Lupita, the most communicative of the group with whom I talked, is originally from a town in the central Mexican state of Zacatecas, where she left her two children in the care of her parents. Like so many others, she was first employed as a hotel chambermaid. Eventually, she became the head of the hotel’s laundry, where she learned the ins and outs of the business. She obtained a loan to buy two washers and two dryers and set up her own laundromat. At the beginning, she only opened the laundromat nights after returning from work at the hotel, because someone had to be on duty all the time, and because though the washers and dryers never stopped, the income from the business was not sufficient for her to leave her day job or to pay an employee. Instead of capitulating to defeat, Lupita invented a novel enterprise: rather than only renting the washers and dryers to customers who operate the machines themselves, she introduced the services of washing and drying, folding, and ironing for those not desiring to do this, or who didn’t have time to go to the laundromat and wait for their clothes. Although the new service appropriated many of her sleep hours, in three months Lupita generated sufficient income to increase her credit line, purchase four additional washers and dryers, and leave her position at the hotel. Today, Lupita has three laundromats with eight employees in all. From farm worker to migrant to employee to entrepreneur, all in less than a decade. And more importantly: all without governmental support; struggling uphill; violating the law, and living in illegality.

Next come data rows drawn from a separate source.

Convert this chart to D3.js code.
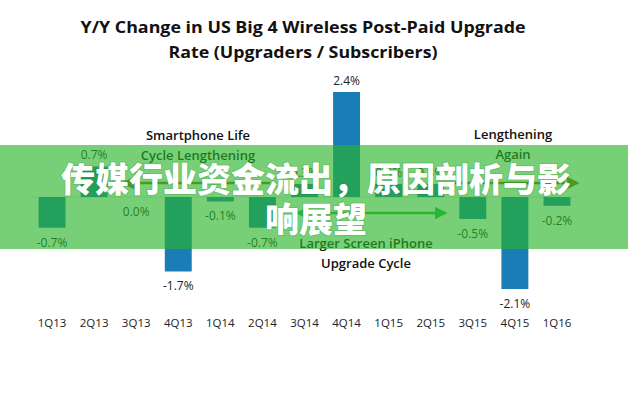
<!DOCTYPE html>
<html>
<head>
<meta charset="utf-8">
<script src="https://cdn.jsdelivr.net/npm/d3@7"></script>
<style>
body { margin: 0; background: #fff; }
svg { display: block; }
</style>
</head>
<body>
<svg id="chart" width="628" height="396"></svg>
<script>
var quarters = ["1Q13", "2Q13", "3Q13", "4Q13", "1Q14", "2Q14", "3Q14", "4Q14", "1Q15", "2Q15", "3Q15", "4Q15", "1Q16"];
var changes = [-0.7, 0.7, 0.0, -1.7, -0.1, -0.7, 0.3, 2.4, 0.3, 0.3, -0.5, -2.1, -0.2];
var titleLines = ["Y/Y Change in US Big 4 Wireless Post-Paid Upgrade", "Rate (Upgraders / Subscribers)"];
var bannerLines = ["传媒行业资金流出，原因剖析与影", "响展望"];

var svg = d3.select("#chart");
var font = "Open Sans, Lato, sans-serif";

var x = d3.scaleBand()
	.domain(quarters)
	.range([31, 578])
	.paddingInner(0.36)
	.paddingOuter(0.18);

var y = d3.scaleLinear()
	.domain([-2.1, 2.4])
	.range([289, 92]);

// title
svg.selectAll(".title")
	.data(titleLines)
	.enter()
	.append("text")
	.attr("class", "title")
	.attr("x", 303)
	.attr("y", (d, i) => 33 + i * 25)
	.attr("text-anchor", "middle")
	.style("font-family", font)
	.style("font-weight", 700)
	.style("font-size", "16px")
	.attr("textLength", (d, i) => i == 0 ? 445 : 269)
	.attr("lengthAdjust", "spacingAndGlyphs")
	.attr("fill", "#111")
	.text(d => d);

// baseline
svg.append("line")
	.attr("x1", 31).attr("x2", 578)
	.attr("y1", y(0)).attr("y2", y(0))
	.attr("stroke", "#e3e3e3")
	.attr("stroke-width", 1);

// bars
svg.selectAll(".bar")
	.data(changes)
	.enter()
	.append("rect")
	.attr("class", "bar")
	.attr("x", (d, i) => x(quarters[i]))
	.attr("y", d => y(Math.max(0, d)))
	.attr("width", x.bandwidth())
	.attr("height", d => Math.abs(y(d) - y(0)))
	.attr("fill", "#1a7db5");

// value labels
svg.selectAll(".val")
	.data(changes)
	.enter()
	.append("text")
	.attr("class", "val")
	.attr("x", (d, i) => x(quarters[i]) + x.bandwidth() / 2)
	.attr("y", d => d > 0 ? y(d) - 7 : y(d) + 19)
	.attr("text-anchor", "middle")
	.style("font-family", font)
	.style("font-size", "12px")
	.attr("fill", "#222")
	.text(d => d.toFixed(1) + "%");

// x axis labels
var xAxis = svg.append("g")
	.attr("transform", "translate(0,311)")
	.call(d3.axisBottom(x).tickSize(0).tickPadding(8));
xAxis.select(".domain").remove();
xAxis.selectAll("text")
	.style("font-family", font)
	.style("font-size", "11.5px")
	.attr("fill", "#222");

// annotations
var notes = [
	{t: "Smartphone Life", x: 198, y: 140},
	{t: "Cycle Lengthening", x: 198, y: 160},
	{t: "Lengthening", x: 513, y: 139},
	{t: "Again", x: 513, y: 159},
	{t: "Larger Screen iPhone", x: 366, y: 248},
	{t: "Upgrade Cycle", x: 366, y: 268}
];
svg.selectAll(".note")
	.data(notes)
	.enter()
	.append("text")
	.attr("class", "note")
	.attr("x", d => d.x)
	.attr("y", d => d.y)
	.attr("text-anchor", "middle")
	.style("font-family", font)
	.style("font-weight", 600)
	.style("font-size", "13px")
	.attr("fill", "#111")
	.text(d => d.t);

// arrows
var defs = svg.append("defs");
[["brownHead", "#8a6d1e"], ["greenHead", "#2db84a"]].forEach(function(m) {
	defs.append("marker")
		.attr("id", m[0])
		.attr("viewBox", "0 0 10 10")
		.attr("refX", 8).attr("refY", 5)
		.attr("markerWidth", 5).attr("markerHeight", 5)
		.attr("orient", "auto-start-reverse")
		.append("path")
		.attr("d", "M0,0 L10,5 L0,10 z")
		.attr("fill", m[1]);
});
var arrows = [
	{x1: 270, x2: 124, y: 183, c: "#8a6d1e", m: "brownHead", both: false},
	{x1: 455, x2: 577, y: 183, c: "#8a6d1e", m: "brownHead", both: false},
	{x1: 298, x2: 445, y: 213, c: "#2db84a", m: "greenHead", both: true}
];
svg.selectAll(".arrow")
	.data(arrows)
	.enter()
	.append("line")
	.attr("class", "arrow")
	.attr("x1", d => d.x1).attr("x2", d => d.x2)
	.attr("y1", d => d.y).attr("y2", d => d.y)
	.attr("stroke", d => d.c)
	.attr("stroke-width", 2.5)
	.attr("marker-end", d => "url(#" + d.m + ")")
	.attr("marker-start", d => d.both ? "url(#" + d.m + ")" : null);

// green banner overlay
svg.append("rect")
	.attr("x", 0).attr("y", 145)
	.attr("width", 628).attr("height", 104)
	.attr("fill", "rgb(40,181,40)")
	.attr("fill-opacity", 0.63);

svg.selectAll(".banner")
	.data(bannerLines)
	.enter()
	.append("text")
	.attr("class", "banner")
	.attr("x", 316)
	.attr("y", (d, i) => 192 + i * 40)
	.attr("text-anchor", "middle")
	.style("font-family", "Noto Sans CJK SC, sans-serif")
	.style("font-weight", 900)
	.style("font-size", "34px")
	.attr("fill", "#fff")
	.style("paint-order", "stroke")
	.attr("stroke", "rgba(0,80,0,0.15)")
	.attr("stroke-width", 2)
	.text(d => d);
</script>
</body>
</html>
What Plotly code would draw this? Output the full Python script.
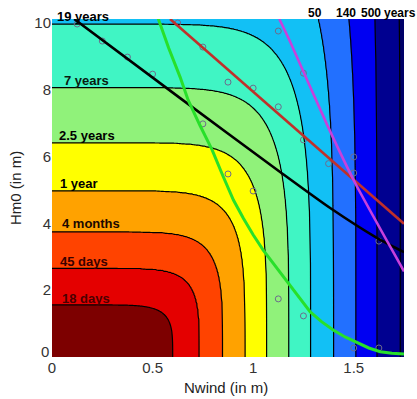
import numpy as np
import plotly.graph_objects as go

# ---- contour levels (return periods): intercepts on the Nwind and Hm0 axes ----
level_names = ["18 days", "45 days", "4 months", "1 year", "2.5 years", "7 years",
               "19 years", "50", "140", "500", ""]
x_intercepts = [0.600, 0.733, 0.849, 0.960, 1.068, 1.178, 1.286, 1.400, 1.511, 1.616, 1.731]
y_intercepts = [1.56, 2.66, 3.75, 4.98, 6.42, 8.07, 9.97, 13.1, 15.8, 21.5, 26.0]
band_colors = ["#7d0000", "#e40000", "#ff4300", "#ffa200", "#ffff00", "#90f27a",
               "#40f5c4", "#12c0f5", "#2270ff", "#0000f2", "#000090", "#000068"]

# ---- fitted curves ----
black_x = [0.110, 0.637, 1.134, 1.383, 1.617, 1.750]
black_y = [10.12, 7.75, 5.54, 4.46, 3.56, 3.14]
red_x = [0.587, 1.100, 1.500, 1.750]
red_y = [10.12, 7.42, 5.31, 3.99]
magenta_x = [1.130, 1.184, 1.368, 1.507, 1.741, 1.750]
magenta_y = [10.12, 9.44, 6.95, 5.21, 2.66, 2.56]
green_x = [0.527, 0.580, 0.637, 0.677, 0.736, 0.796, 0.850, 0.902, 0.952, 1.000, 1.050,
           1.118, 1.184, 1.234, 1.284, 1.340, 1.398, 1.457, 1.517, 1.575, 1.632, 1.690, 1.750]
green_y = [10.15, 9.25, 8.38, 7.69, 6.93, 6.20, 5.42, 4.70, 4.15, 3.66, 3.20,
           2.66, 2.16, 1.74, 1.35, 1.06, 0.81, 0.60, 0.42, 0.27, 0.16, 0.11, 0.09]

# ---- sample points (open circles) ----
pts_x = [0.125, 0.25, 0.375, 0.5, 0.625, 0.75, 0.875, 1.0, 1.125, 1.25, 1.375, 1.5, 1.5,
         1.125, 1.25, 1.625, 0.75, 0.875, 1.0, 1.125, 1.25, 1.5, 1.625]
pts_y = [9.97, 9.46, 8.98, 8.47, 10.0, 9.28, 8.23, 8.05, 7.49, 6.50, 5.79, 5.51, 5.99,
         9.76, 8.50, 3.47, 6.98, 5.48, 4.97, 1.74, 1.23, 0.27, 0.27]

x_ticks = [0, 0.5, 1, 1.5]
x_ticktext = ["0", "0.5", "1", "1.5"]
y_ticks = [2, 4, 6, 8, 10]
y_ticktext = ["2", "4", "6", "8", "10"]

XMAX, YMAX = 1.75, 10.12
PX, PY = 8.0, 4.0

# ---- build level field from intercepts ----
xs = np.linspace(0, XMAX, 351)
ys = np.linspace(0, YMAX, 341)
X, Y = np.meshgrid(xs, ys)
a = np.array(x_intercepts)[:, None, None]
b = np.array(y_intercepts)[:, None, None]
G = (X / a) ** PX + (Y / b) ** PY
K = len(x_intercepts)
n = (G > 1).sum(axis=0)
Z = np.empty_like(X)
m0 = n == 0
Z[m0] = G[0][m0] - 1
mK = n == K
Z[mK] = K - 1 + np.minimum(G[K - 1][mK] - 1, 0.9)
mid = (~m0) & (~mK)
nn = n[mid]
iy, ix = np.nonzero(mid)
g_lo = G[nn - 1, iy, ix]
g_hi = G[nn, iy, ix]
Z[mid] = (nn - 1) + (g_lo - 1) / (g_lo - g_hi)

nc = K
cscale = []
for j, c in enumerate(band_colors):
    lo = max(0.0, (j - 0.5) / nc)
    hi = min(1.0, (j + 0.5) / nc)
    cscale.append([lo, c])
    cscale.append([hi, c])

fig = go.Figure()
fig.add_trace(go.Contour(
    x=xs, y=ys, z=Z,
    contours=dict(start=0, end=K - 1, size=1, coloring="fill"),
    colorscale=cscale, showscale=False,
    line=dict(color="black", width=1.2),
    hoverinfo="skip",
))

fig.add_trace(go.Scatter(x=pts_x, y=pts_y, mode="markers",
                         marker=dict(symbol="circle-open", size=6, color="#6c6c8c",
                                     line=dict(width=1)),
                         showlegend=False))
fig.add_trace(go.Scatter(x=black_x, y=black_y, mode="lines",
                         line=dict(color="black", width=2.6, shape="spline", smoothing=0.6),
                         showlegend=False))
fig.add_trace(go.Scatter(x=red_x, y=red_y, mode="lines",
                         line=dict(color="#c0302a", width=2.6), showlegend=False))
fig.add_trace(go.Scatter(x=magenta_x, y=magenta_y, mode="lines",
                         line=dict(color="#c840dc", width=2.6, shape="spline", smoothing=0.6),
                         showlegend=False))
fig.add_trace(go.Scatter(x=green_x, y=green_y, mode="lines",
                         line=dict(color="#28e02a", width=3), showlegend=False))

font_fam = "Liberation Sans, Arial, sans-serif"
PLOT_T, PLOT_B = 19, 357


def paper_y(py):
    return (PLOT_B - py) / (PLOT_B - PLOT_T)


annos = []
label_pos = [
    ("19 years", 0.015, paper_y(16), "#000000"),
    ("7 years", 0.050, paper_y(80), "#0a1a10"),
    ("2.5 years", 0.025, paper_y(135), "#000000"),
    ("1 year", 0.030, paper_y(183), "#000000"),
    ("4 months", 0.040, paper_y(223), "#1a0800"),
    ("45 days", 0.030, paper_y(261), "#3a0000"),
    ("18 days", 0.040, paper_y(298), "#4a0000"),
]
for txt, xx, yy, col in label_pos:
    annos.append(dict(x=xx, y=yy, xref="x", yref="paper", text="<b>%s</b>" % txt,
                      showarrow=False, xanchor="left", yanchor="middle",
                      font=dict(size=13, color=col, family=font_fam)))
for txt, xx, anc in [("50", 1.308, "center"), ("140", 1.463, "center"),
                     ("500", 1.643, "right"), ("years", 1.648, "left")]:
    annos.append(dict(x=xx, y=paper_y(13), xref="x", yref="paper", text="<b>%s</b>" % txt,
                      showarrow=False, xanchor=anc, yanchor="middle", borderpad=0,
                      font=dict(size=12, color="#000000", family=font_fam)))
# y-axis "0" label sits a little above the x-axis "0"
annos.append(dict(x=-0.003, y=paper_y(351), xref="paper", yref="paper", text="0",
                  showarrow=False, xanchor="right", yanchor="middle",
                  font=dict(size=15, color="#333", family=font_fam)))
annos.append(dict(x=0.494, y=paper_y(387), xref="paper", yref="paper", text="Nwind (in m)",
                  showarrow=False, xanchor="center", yanchor="middle",
                  font=dict(size=15, color="#222", family=font_fam)))
annos.append(dict(x=-0.105, y=0.5, xref="paper", yref="paper", text="Hm0 (in m)",
                  showarrow=False, xanchor="center", yanchor="middle", textangle=-90,
                  font=dict(size=15, color="#222", family=font_fam)))

fig.update_layout(
    width=417, height=399,
    margin=dict(l=52, r=13, t=19, b=42, autoexpand=False),
    paper_bgcolor="white", plot_bgcolor="white",
    showlegend=False,
    annotations=annos,
    xaxis=dict(range=[0, XMAX], tickvals=x_ticks, ticktext=x_ticktext,
               showgrid=False, zeroline=False, showline=False, ticks="",
               tickfont=dict(size=15, color="#333", family=font_fam), automargin=False),
    yaxis=dict(range=[0, YMAX], tickvals=y_ticks, ticktext=y_ticktext,
               showgrid=False, zeroline=False, showline=False, ticks="",
               tickfont=dict(size=15, color="#333", family=font_fam), automargin=False),
)

fig.write_html("out.html")
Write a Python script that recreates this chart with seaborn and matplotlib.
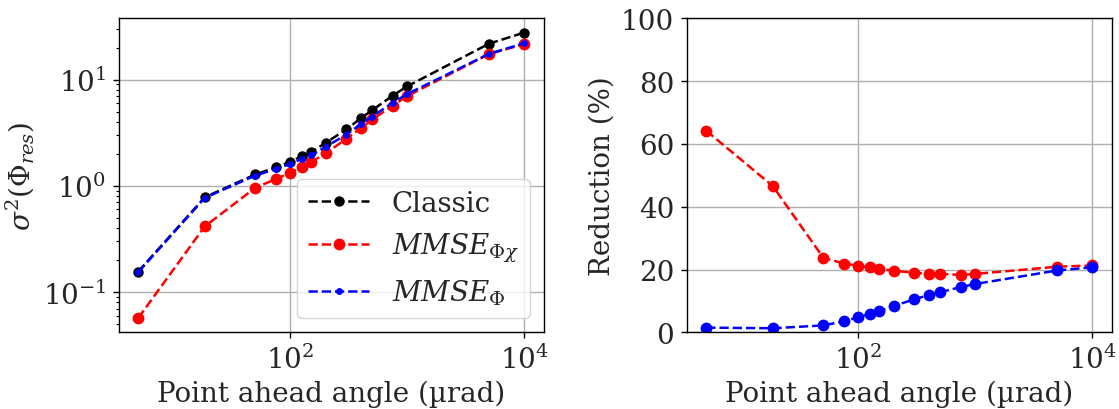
import numpy as np
import pandas as pd
import matplotlib
matplotlib.use("Agg")
import matplotlib.pyplot as plt
import matplotlib.ticker as mticker
import seaborn as sns

# point ahead angle (urad)
angle = [5, 18.5, 50, 75, 100, 125, 150, 200, 300, 400, 500, 750, 1000, 5000, 10000]

# residual variance
classic = [0.156, 0.78, 1.28, 1.49, 1.69, 1.90, 2.07, 2.54, 3.39, 4.33, 5.15, 7.08, 8.66, 21.8, 27.7]
mmse_phichi = [0.057, 0.415, 0.958, 1.16, 1.33, 1.50, 1.67, 2.02, 2.77, 3.49, 4.21, 5.69, 7.02, 17.4, 21.6]
mmse_phi = [0.154, 0.77, 1.25, 1.44, 1.61, 1.79, 1.93, 2.33, 3.03, 3.81, 4.49, 6.06, 7.33, 17.5, 22.0]

# reduction (%) relative to classic
red_phichi = [64.2, 46.6, 23.8, 21.9, 21.2, 20.7, 20.3, 19.6, 19.0, 18.6, 18.6, 18.3, 18.6, 20.9, 21.3]
red_phi = [1.5, 1.3, 2.2, 3.5, 4.8, 5.9, 6.7, 8.4, 10.5, 11.9, 12.8, 14.4, 15.4, 19.7, 20.7]

df = pd.DataFrame({"angle": angle, "classic": classic, "phichi": mmse_phichi,
                   "phi": mmse_phi, "red_phichi": red_phichi, "red_phi": red_phi})

sns.set_style("ticks")
plt.rcParams["font.family"] = "DejaVu Serif"
plt.rcParams["mathtext.fontset"] = "dejavuserif"
plt.rcParams["axes.unicode_minus"] = False
plt.rcParams["font.size"] = 20

fig, (ax1, ax2) = plt.subplots(1, 2, figsize=(11.19, 4.1), dpi=100)
fig.subplots_adjust(left=0.1063, right=0.9935, top=0.953, bottom=0.187, wspace=0.337)

lw = 1.8
sns.lineplot(data=df, x="angle", y="classic", ax=ax1, color="black", linestyle="--", linewidth=lw,
             marker="o", markersize=7.5, markeredgewidth=0, label="Classic")
sns.lineplot(data=df, x="angle", y="phichi", ax=ax1, color="red", linestyle="--", linewidth=lw,
             marker="o", markersize=8.5, markeredgewidth=0, label=r"$MMSE_{\Phi\chi}$")
sns.lineplot(data=df, x="angle", y="phi", ax=ax1, color="blue", linestyle="--", linewidth=lw,
             marker=".", markersize=10, markeredgewidth=0, label=r"$MMSE_{\Phi}$")
ax1.set_xscale("log")
ax1.set_yscale("log")
ax1.set_xlabel("Point ahead angle (µrad)", fontsize=20)
ax1.set_ylabel(r"$\sigma^2(\Phi_{res})$", fontsize=20)
ax1.legend(loc="lower right", fontsize=20, handlelength=2.2)

sns.lineplot(data=df, x="angle", y="red_phichi", ax=ax2, color="red", linestyle="--", linewidth=lw,
             marker="o", markersize=8.5, markeredgewidth=0)
sns.lineplot(data=df, x="angle", y="red_phi", ax=ax2, color="blue", linestyle="--", linewidth=lw,
             marker="o", markersize=8.5, markeredgewidth=0)
ax2.set_xscale("log")
ax2.set_ylim(0, 100)
ax2.set_xlabel("Point ahead angle (µrad)", fontsize=20)
ax2.set_ylabel("Reduction (%)", fontsize=20)

for ax in (ax1, ax2):
    ax.grid(True, which="major", color="#b0b0b0", linewidth=1.0)
    ax.set_xticks([1e2, 1e4])
    ax.xaxis.set_minor_locator(mticker.NullLocator())
    ax.tick_params(which="major", labelsize=20, length=4.3, width=1.0, pad=5)
    ax.tick_params(which="minor", length=2.5, width=0.8)
    for s in ax.spines.values():
        s.set_color("black")
        s.set_linewidth(1.0)
    ax.tick_params(which="both", color="black")

fig.savefig("out.png", dpi=100)
plt.close("all")
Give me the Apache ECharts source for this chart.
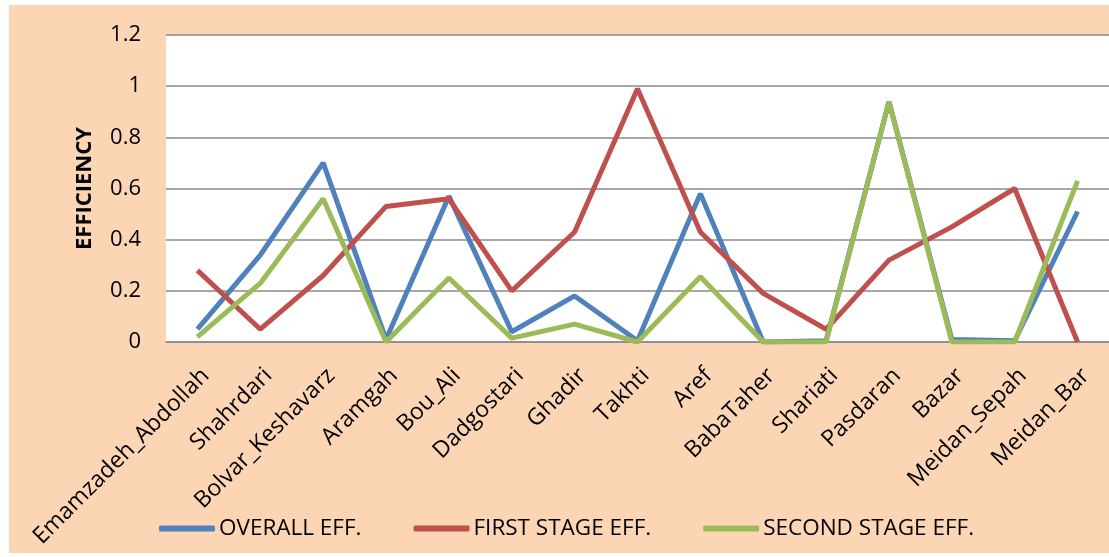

Lupita is an uncommon woman, but hers is not an atypical case. Millions of Mexicans have achieved taking a step toward economic freedom, transforming their lives along the way. A man from Spain in Lupita’s group said that she has “more pride than Don Rodrigo de la horca”, an idiom in Spanish denoting the infrangible satisfaction of individuals who, even under the most adverse circumstances, get ahead on their own power. Observing this scenario, listening to Lupita’s remarkable story, I was left with the sensation that there are dynamics in the relationship between these two neighboring countries that are obvious in, though difficult to incorporate into, the formal interaction between governments and that result in profound lessons for us in Mexico and for the future of the bilateral relationship.

The lessons for Mexico would seem evident. Mainly, what is telling in the fact that a person with Lupita’s outstanding capacity and potential -and there are thousands of Lupitas in all of the country’s enclaves- who cannot develop themselves in Mexico, and for whom it has been Chicago where they found answers and opportunities. With all the adversities that confront a migrant, Lupita showed the world, but chiefly, herself, that the only thing required is a free space to develop one’s maximal potential. Lupita is surely no more than 35 years old, and it would not surprise me if when she’s 50, she’ll already have a chain of laundromats and will be selling franchises. The question is why she was unable to do this in Mexico.

Despite the restrictions inherent in the border and illegal access, the U.S. has become a blind control -a source of unimpeachable evidence- to our limitations, and most especially, to the stumbling blocks devised by our system of government to impede individual development. Lupita has no clout, no privileged entrée into the banking system, no friends in high places: her success is that of any American because the governmental system is designed to make it possible for the Lupitas of this world to be successful. The structure (snarl is a better term) of laws, regulations, ordinances, and authorities that provides norms for the life of the economy is so absurd that it has the effect of obstructing job creation, preventing the unleashing of what Keynes called “animal spirits”. In Mexico, everything is an obstacle, in that procedures are favored over results, and, more to the point, because everything is an interminable contention for power and access to corruption. Creating jobs and the well-being of the population are the least of it.

The Mexico-U.S. bilateral relationship is atypical because we find at the border distinct cultures, histories charged with symbolism, and very dissimilar levels of development. Mexicans have clamored for help for decades from the Americans due to the fact that there are two very distinguishable levels of development to be dealt with. The claim that asymmetry be part of the equation is ubiquitous and unremitting. However, the success of millions of migrants in the U.S. marketplace reveals that the asymmetry is not the product of a relationship of domination and dependence, but rather, of Mexico’s inability to create favorable conditions for development. It is clear that the differences cannot be obliterated overnight, but it is equally clear that a successful strategy of development in Mexico would allow us to breach the gap over the course of time.

Many countries worldwide covet the border that we regard with contempt. It is not that the U.S. is a paradise: the difference with us is that they have organized themselves in such a way that people’s development becomes possible and have created an atmosphere of freedom for the development of all in the nation’s economy. It is evident that we are the ones who must resolve our own economic and bureaucratic structure for the bilateral relationship to cease to be atypical but, above all, for this to serve the development of the country and its population.